Performance comparison of data-sharing and compression strategies for cloud radio access networks

This paper provides a system-level performance comparison of two fundamentally different transmission strategies for the downlink of a cloud radio access network. The two strategies, namely the data-sharing strategy and the compression-based strategy, differ in the way the limited backhaul is utilized. While the data-sharing strategy uses the backhaul to carry raw user data, the compression strategy uses the backhaul to carry compressed beamformed signals. Although these strategies have been individually studied in the literature, a fair comparison of the two schemes under practical network settings is challenging because of the complexity in jointly optimizing user scheduling, beamforming, and power control for system-level performance evaluation, along with the need to optimize cooperation clusters for the data-sharing strategy and quantization noise levels for the compression strategy.

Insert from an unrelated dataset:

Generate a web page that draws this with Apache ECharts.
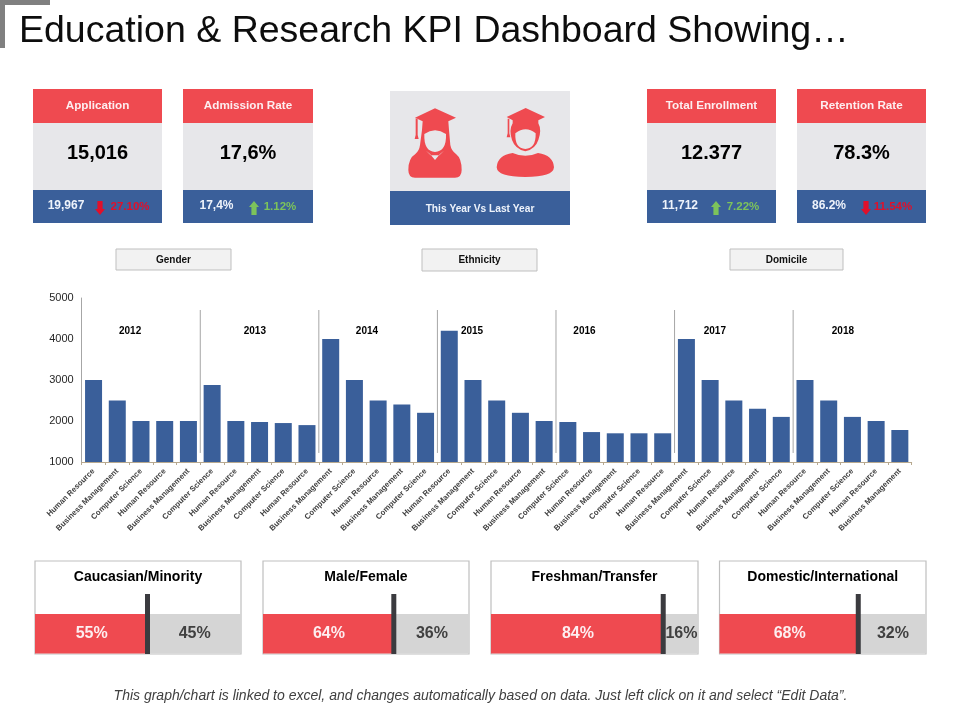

This paper presents an optimization framework for both the data-sharing and compression strategies, while taking into account losses due to practical modulation in terms of gap to capacity and practical quantization in terms of gap to rate-distortion limit. The main conclusion of this paper is that the compression-based strategy, even with a simple fixed-rate uniform quantizer, outperforms the data-sharing strategy under medium to high capacity backhauls. However, the data-sharing strategy outperforms the compression strategy under low capacity backhauls primarily because of the large quantization loss at low backhaul capacity with compression.